[WRITTEN PROBLEM] Select the lines below containing the word "that".

** Start MATERIAL FOR THIS TASK **

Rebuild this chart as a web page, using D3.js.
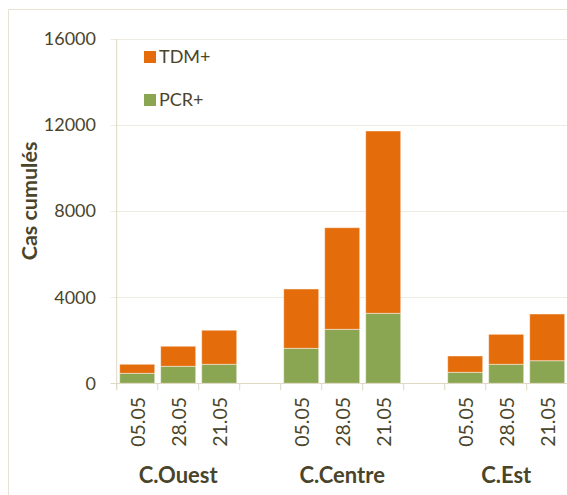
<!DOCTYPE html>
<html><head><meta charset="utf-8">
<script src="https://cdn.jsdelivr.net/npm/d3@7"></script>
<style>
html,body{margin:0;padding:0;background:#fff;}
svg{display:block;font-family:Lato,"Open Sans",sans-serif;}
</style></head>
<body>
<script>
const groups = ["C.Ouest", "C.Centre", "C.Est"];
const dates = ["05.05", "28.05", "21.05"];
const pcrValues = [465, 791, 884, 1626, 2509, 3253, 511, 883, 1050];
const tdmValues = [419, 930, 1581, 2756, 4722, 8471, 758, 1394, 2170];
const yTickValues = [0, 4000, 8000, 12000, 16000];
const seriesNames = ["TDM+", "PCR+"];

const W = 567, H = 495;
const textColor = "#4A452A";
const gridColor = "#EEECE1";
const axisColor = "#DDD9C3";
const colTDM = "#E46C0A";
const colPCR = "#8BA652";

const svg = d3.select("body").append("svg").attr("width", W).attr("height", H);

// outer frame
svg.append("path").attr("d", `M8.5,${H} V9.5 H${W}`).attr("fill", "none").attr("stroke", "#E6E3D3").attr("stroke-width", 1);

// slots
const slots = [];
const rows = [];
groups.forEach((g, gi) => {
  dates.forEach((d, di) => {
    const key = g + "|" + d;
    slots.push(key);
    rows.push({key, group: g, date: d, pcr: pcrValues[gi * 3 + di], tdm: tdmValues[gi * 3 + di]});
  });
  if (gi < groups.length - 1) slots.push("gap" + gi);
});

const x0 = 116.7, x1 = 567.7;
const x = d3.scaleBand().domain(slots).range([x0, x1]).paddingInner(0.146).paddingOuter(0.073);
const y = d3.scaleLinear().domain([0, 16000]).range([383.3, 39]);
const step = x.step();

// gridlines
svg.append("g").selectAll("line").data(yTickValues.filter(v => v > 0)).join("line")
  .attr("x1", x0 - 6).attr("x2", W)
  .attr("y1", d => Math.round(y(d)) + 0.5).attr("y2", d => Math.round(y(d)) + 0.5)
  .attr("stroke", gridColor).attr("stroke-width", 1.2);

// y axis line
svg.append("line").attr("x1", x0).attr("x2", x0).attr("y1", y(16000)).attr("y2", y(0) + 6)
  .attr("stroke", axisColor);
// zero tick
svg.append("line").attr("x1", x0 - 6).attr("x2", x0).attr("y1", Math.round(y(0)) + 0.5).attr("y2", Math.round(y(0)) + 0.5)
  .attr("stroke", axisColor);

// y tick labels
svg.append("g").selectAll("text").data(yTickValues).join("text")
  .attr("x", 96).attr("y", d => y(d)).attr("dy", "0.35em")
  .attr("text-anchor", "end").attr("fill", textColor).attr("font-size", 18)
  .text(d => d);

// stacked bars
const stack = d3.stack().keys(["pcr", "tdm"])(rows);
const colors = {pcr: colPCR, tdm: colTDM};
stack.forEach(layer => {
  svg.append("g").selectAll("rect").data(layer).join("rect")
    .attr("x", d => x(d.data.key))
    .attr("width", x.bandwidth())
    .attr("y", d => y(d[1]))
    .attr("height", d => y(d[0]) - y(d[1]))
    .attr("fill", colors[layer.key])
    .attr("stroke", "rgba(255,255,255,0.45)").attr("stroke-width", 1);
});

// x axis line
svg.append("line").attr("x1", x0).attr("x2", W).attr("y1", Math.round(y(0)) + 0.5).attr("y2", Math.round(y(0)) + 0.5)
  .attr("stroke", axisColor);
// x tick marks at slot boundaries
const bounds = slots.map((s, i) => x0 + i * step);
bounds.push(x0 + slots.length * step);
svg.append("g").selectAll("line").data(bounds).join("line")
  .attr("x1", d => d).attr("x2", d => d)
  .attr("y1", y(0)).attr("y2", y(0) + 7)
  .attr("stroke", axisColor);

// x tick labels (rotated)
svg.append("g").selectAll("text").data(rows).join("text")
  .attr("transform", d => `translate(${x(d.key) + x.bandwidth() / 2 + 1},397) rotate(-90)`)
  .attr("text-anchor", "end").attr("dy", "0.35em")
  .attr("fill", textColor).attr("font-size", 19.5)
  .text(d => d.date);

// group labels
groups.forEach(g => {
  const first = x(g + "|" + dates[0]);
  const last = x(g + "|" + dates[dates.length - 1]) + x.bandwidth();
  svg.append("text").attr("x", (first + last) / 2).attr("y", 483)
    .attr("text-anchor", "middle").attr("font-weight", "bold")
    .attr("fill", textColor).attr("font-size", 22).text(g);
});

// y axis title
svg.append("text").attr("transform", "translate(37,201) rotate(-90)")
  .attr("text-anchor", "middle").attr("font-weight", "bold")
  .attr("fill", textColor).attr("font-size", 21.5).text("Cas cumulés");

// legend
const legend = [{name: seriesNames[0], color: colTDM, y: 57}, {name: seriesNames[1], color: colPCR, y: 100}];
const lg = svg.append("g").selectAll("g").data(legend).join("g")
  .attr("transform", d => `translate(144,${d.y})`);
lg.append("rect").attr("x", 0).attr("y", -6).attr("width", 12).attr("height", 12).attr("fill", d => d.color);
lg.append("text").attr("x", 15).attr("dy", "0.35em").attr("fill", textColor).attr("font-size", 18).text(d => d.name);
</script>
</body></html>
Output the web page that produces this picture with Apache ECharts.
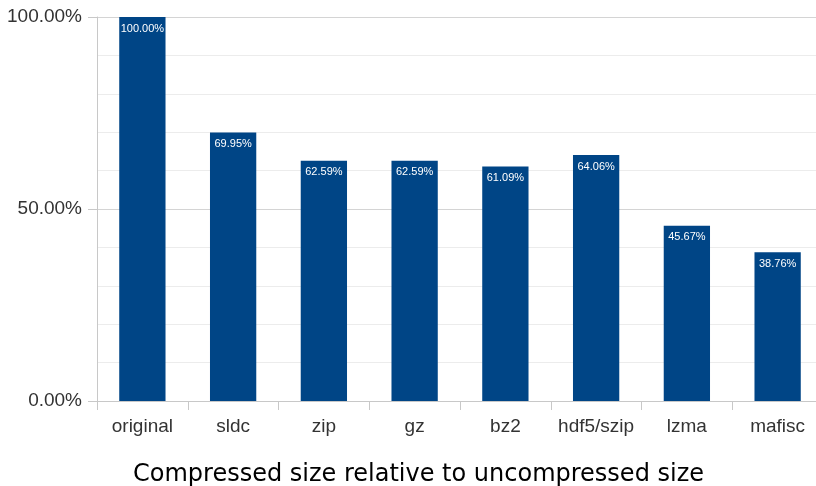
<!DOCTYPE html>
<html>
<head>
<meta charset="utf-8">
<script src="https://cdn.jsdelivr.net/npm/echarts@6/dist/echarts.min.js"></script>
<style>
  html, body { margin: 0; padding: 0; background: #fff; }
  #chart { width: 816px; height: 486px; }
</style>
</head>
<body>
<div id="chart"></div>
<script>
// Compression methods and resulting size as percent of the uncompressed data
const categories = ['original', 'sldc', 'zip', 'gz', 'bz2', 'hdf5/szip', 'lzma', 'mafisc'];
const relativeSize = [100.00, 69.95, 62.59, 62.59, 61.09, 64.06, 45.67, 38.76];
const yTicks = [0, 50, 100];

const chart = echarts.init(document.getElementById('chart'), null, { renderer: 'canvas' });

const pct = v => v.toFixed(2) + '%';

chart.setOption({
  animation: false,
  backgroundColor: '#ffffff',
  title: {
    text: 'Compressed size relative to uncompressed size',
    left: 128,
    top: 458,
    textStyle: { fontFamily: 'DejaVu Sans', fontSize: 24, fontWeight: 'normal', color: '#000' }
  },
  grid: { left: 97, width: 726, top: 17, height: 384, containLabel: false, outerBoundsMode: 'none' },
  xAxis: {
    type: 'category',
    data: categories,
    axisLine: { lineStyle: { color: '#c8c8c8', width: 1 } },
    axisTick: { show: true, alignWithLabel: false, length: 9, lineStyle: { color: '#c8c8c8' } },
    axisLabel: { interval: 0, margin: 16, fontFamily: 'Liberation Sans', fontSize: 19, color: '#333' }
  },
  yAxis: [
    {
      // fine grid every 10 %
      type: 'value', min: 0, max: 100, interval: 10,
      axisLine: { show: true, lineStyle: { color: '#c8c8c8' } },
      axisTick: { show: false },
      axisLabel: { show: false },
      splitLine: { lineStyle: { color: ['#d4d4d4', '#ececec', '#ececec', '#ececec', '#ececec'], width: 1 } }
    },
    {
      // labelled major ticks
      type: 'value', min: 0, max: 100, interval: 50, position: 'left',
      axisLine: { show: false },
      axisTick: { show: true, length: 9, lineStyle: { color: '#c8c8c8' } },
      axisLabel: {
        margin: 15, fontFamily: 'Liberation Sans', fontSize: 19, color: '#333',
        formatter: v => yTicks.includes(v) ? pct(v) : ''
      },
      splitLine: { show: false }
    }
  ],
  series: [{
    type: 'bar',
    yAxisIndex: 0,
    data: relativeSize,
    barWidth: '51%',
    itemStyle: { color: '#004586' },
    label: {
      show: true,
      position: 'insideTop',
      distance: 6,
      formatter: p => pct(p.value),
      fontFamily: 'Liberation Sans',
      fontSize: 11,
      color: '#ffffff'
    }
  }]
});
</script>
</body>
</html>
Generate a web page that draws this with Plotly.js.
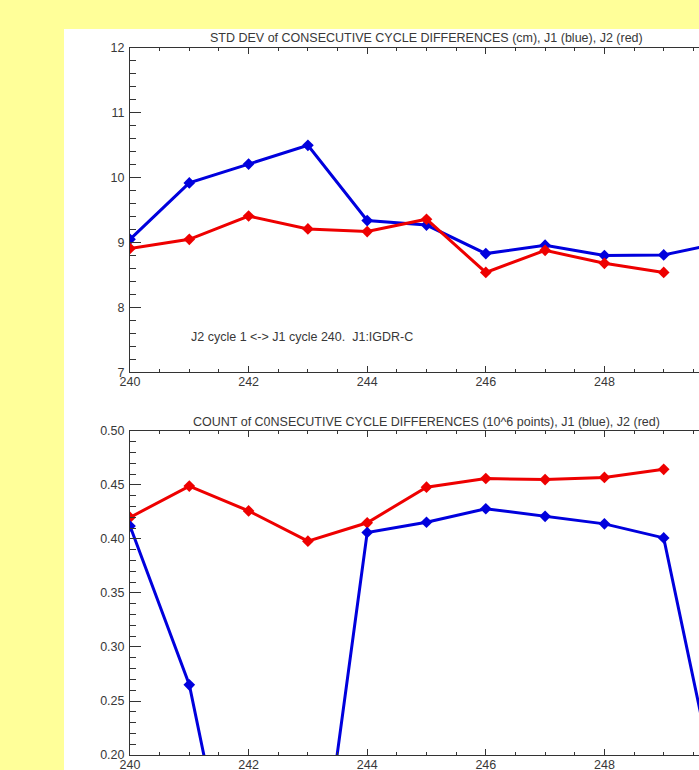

** End MATERIAL FOR THIS TASK **

[WRITTEN ANSWER]
Output the web page that produces this picture with Apache ECharts.
Generate a web page that draws this with Plotly.js.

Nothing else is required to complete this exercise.